═════ Recorded information ═════

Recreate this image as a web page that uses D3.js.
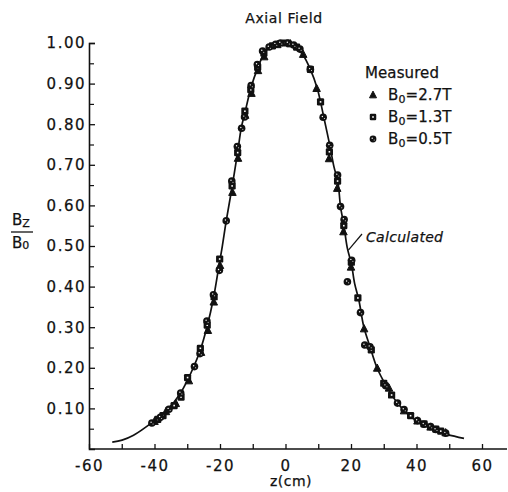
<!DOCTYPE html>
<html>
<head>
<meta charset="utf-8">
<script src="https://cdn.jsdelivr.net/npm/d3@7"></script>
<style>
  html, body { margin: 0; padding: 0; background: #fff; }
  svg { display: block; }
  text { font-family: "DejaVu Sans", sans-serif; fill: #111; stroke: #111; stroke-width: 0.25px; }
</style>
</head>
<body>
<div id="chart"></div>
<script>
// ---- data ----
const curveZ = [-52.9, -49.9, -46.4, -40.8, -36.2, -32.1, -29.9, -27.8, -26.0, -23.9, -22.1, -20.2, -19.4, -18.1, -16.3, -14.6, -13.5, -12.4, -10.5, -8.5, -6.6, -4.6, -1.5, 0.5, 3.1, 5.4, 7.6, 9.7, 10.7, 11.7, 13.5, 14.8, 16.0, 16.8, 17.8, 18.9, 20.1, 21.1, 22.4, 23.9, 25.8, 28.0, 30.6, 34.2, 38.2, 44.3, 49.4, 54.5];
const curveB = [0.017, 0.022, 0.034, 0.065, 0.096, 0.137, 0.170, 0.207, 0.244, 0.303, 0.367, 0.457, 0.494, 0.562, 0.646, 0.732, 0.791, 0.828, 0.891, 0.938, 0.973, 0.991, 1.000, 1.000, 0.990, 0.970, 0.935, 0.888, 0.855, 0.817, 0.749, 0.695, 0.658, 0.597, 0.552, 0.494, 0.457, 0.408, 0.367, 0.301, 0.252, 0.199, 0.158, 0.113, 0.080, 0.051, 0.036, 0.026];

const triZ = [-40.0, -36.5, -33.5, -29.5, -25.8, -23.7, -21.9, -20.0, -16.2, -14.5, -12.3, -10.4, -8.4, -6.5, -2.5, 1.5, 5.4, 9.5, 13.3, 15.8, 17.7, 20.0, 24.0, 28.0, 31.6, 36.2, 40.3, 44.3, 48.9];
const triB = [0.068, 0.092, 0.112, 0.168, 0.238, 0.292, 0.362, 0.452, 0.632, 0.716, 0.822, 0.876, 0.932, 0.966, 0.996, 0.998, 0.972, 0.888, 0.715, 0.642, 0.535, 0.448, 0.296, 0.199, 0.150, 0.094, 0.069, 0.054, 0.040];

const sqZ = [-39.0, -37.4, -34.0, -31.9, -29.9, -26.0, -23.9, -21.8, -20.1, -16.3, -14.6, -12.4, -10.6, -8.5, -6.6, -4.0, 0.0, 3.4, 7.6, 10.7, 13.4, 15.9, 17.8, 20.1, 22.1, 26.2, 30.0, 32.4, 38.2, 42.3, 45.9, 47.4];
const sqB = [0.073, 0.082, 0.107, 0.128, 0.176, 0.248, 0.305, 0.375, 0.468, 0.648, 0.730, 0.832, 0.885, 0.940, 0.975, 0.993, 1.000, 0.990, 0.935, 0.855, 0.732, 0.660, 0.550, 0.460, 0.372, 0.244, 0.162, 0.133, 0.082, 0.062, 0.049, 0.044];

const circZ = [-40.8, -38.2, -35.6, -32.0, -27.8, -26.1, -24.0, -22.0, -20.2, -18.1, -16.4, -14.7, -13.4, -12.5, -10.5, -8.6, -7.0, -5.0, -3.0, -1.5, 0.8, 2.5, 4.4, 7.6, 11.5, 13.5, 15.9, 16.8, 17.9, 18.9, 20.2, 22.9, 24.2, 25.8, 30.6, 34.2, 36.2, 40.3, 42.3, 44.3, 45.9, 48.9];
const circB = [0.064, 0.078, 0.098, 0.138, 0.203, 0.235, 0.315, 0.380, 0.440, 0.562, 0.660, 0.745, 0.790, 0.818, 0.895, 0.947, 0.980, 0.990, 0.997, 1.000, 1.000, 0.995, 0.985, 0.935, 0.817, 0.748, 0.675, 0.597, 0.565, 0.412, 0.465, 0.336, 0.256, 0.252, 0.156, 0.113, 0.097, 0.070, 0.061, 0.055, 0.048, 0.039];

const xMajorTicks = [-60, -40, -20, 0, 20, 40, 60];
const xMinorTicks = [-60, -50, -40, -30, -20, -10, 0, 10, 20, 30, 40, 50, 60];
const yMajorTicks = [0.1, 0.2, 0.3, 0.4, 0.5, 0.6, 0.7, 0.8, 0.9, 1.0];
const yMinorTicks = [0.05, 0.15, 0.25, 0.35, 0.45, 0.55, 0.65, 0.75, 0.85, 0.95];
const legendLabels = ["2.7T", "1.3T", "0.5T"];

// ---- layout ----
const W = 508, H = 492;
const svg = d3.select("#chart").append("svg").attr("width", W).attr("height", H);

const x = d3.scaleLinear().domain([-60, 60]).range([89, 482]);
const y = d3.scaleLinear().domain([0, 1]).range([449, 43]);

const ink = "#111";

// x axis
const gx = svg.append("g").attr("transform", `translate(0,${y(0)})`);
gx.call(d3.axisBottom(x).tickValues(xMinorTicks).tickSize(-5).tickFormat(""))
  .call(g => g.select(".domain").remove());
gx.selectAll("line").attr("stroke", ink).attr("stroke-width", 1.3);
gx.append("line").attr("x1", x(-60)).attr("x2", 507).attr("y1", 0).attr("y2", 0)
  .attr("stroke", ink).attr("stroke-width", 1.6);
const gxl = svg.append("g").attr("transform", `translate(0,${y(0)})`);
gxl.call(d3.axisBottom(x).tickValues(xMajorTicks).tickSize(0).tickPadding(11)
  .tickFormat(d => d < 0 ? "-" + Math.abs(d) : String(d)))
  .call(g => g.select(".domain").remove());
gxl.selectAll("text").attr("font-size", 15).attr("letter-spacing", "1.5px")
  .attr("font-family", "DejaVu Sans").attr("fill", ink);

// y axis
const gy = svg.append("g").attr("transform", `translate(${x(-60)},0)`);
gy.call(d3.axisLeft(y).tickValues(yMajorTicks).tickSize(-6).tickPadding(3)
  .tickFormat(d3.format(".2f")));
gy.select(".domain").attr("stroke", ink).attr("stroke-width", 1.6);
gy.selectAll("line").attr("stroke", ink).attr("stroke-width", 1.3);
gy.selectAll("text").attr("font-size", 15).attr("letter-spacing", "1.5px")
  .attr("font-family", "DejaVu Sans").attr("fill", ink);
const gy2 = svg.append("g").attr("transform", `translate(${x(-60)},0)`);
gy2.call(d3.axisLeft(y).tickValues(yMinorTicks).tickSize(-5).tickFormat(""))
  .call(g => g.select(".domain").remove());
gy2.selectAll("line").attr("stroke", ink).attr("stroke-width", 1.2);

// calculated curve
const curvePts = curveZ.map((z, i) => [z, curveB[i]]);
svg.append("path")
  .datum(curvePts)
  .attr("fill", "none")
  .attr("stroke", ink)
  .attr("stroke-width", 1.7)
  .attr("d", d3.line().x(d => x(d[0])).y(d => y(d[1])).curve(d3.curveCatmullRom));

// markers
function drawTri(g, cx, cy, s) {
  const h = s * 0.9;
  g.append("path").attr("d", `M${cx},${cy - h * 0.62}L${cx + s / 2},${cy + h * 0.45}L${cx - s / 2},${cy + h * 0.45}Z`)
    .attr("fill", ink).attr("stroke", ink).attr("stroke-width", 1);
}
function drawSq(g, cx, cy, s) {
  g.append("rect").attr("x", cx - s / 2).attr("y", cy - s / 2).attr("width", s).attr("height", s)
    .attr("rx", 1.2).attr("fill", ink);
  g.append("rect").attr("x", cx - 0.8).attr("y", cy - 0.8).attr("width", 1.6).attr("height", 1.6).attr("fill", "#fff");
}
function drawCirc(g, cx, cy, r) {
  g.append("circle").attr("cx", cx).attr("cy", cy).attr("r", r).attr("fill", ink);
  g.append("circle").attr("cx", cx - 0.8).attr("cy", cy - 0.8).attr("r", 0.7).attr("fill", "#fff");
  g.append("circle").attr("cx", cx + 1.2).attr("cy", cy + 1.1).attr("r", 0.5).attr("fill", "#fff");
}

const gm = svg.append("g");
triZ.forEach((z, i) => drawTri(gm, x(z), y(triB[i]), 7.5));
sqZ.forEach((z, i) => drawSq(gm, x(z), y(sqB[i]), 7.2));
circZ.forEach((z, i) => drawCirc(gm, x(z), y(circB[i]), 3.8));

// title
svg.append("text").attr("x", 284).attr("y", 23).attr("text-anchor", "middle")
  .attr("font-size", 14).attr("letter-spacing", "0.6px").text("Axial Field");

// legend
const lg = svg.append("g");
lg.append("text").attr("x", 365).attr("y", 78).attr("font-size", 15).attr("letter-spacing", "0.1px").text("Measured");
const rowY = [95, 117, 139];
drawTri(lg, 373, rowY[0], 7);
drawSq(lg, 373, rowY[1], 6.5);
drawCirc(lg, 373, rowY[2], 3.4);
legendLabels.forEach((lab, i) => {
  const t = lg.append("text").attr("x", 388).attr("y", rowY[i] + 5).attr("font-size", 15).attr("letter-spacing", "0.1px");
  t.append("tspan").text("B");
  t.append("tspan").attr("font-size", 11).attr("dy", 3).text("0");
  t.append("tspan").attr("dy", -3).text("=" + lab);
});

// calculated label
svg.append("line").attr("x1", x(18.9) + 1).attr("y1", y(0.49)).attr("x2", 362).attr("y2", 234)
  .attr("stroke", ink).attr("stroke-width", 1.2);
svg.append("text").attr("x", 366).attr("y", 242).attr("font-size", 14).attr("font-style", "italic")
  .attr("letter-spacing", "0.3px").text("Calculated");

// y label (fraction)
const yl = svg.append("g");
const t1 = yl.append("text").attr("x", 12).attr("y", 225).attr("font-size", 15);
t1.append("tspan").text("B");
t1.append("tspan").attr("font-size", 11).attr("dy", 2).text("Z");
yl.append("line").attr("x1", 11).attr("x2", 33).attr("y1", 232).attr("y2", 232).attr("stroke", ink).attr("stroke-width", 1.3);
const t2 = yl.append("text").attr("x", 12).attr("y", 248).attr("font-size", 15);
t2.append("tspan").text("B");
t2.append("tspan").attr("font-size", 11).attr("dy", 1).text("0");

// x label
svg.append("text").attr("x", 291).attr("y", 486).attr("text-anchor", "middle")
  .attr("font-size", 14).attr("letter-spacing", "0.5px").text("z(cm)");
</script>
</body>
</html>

═════

[Problem requirements]
Reproduce the material above from its first line through the line containing "0.051, 0.036, 0.026];", both ends included, and skip every picture.

[Result]
Recreate this image as a web page that uses D3.js.
<!DOCTYPE html>
<html>
<head>
<meta charset="utf-8">
<script src="https://cdn.jsdelivr.net/npm/d3@7"></script>
<style>
  html, body { margin: 0; padding: 0; background: #fff; }
  svg { display: block; }
  text { font-family: "DejaVu Sans", sans-serif; fill: #111; stroke: #111; stroke-width: 0.25px; }
</style>
</head>
<body>
<div id="chart"></div>
<script>
// ---- data ----
const curveZ = [-52.9, -49.9, -46.4, -40.8, -36.2, -32.1, -29.9, -27.8, -26.0, -23.9, -22.1, -20.2, -19.4, -18.1, -16.3, -14.6, -13.5, -12.4, -10.5, -8.5, -6.6, -4.6, -1.5, 0.5, 3.1, 5.4, 7.6, 9.7, 10.7, 11.7, 13.5, 14.8, 16.0, 16.8, 17.8, 18.9, 20.1, 21.1, 22.4, 23.9, 25.8, 28.0, 30.6, 34.2, 38.2, 44.3, 49.4, 54.5];
const curveB = [0.017, 0.022, 0.034, 0.065, 0.096, 0.137, 0.170, 0.207, 0.244, 0.303, 0.367, 0.457, 0.494, 0.562, 0.646, 0.732, 0.791, 0.828, 0.891, 0.938, 0.973, 0.991, 1.000, 1.000, 0.990, 0.970, 0.935, 0.888, 0.855, 0.817, 0.749, 0.695, 0.658, 0.597, 0.552, 0.494, 0.457, 0.408, 0.367, 0.301, 0.252, 0.199, 0.158, 0.113, 0.080, 0.051, 0.036, 0.026];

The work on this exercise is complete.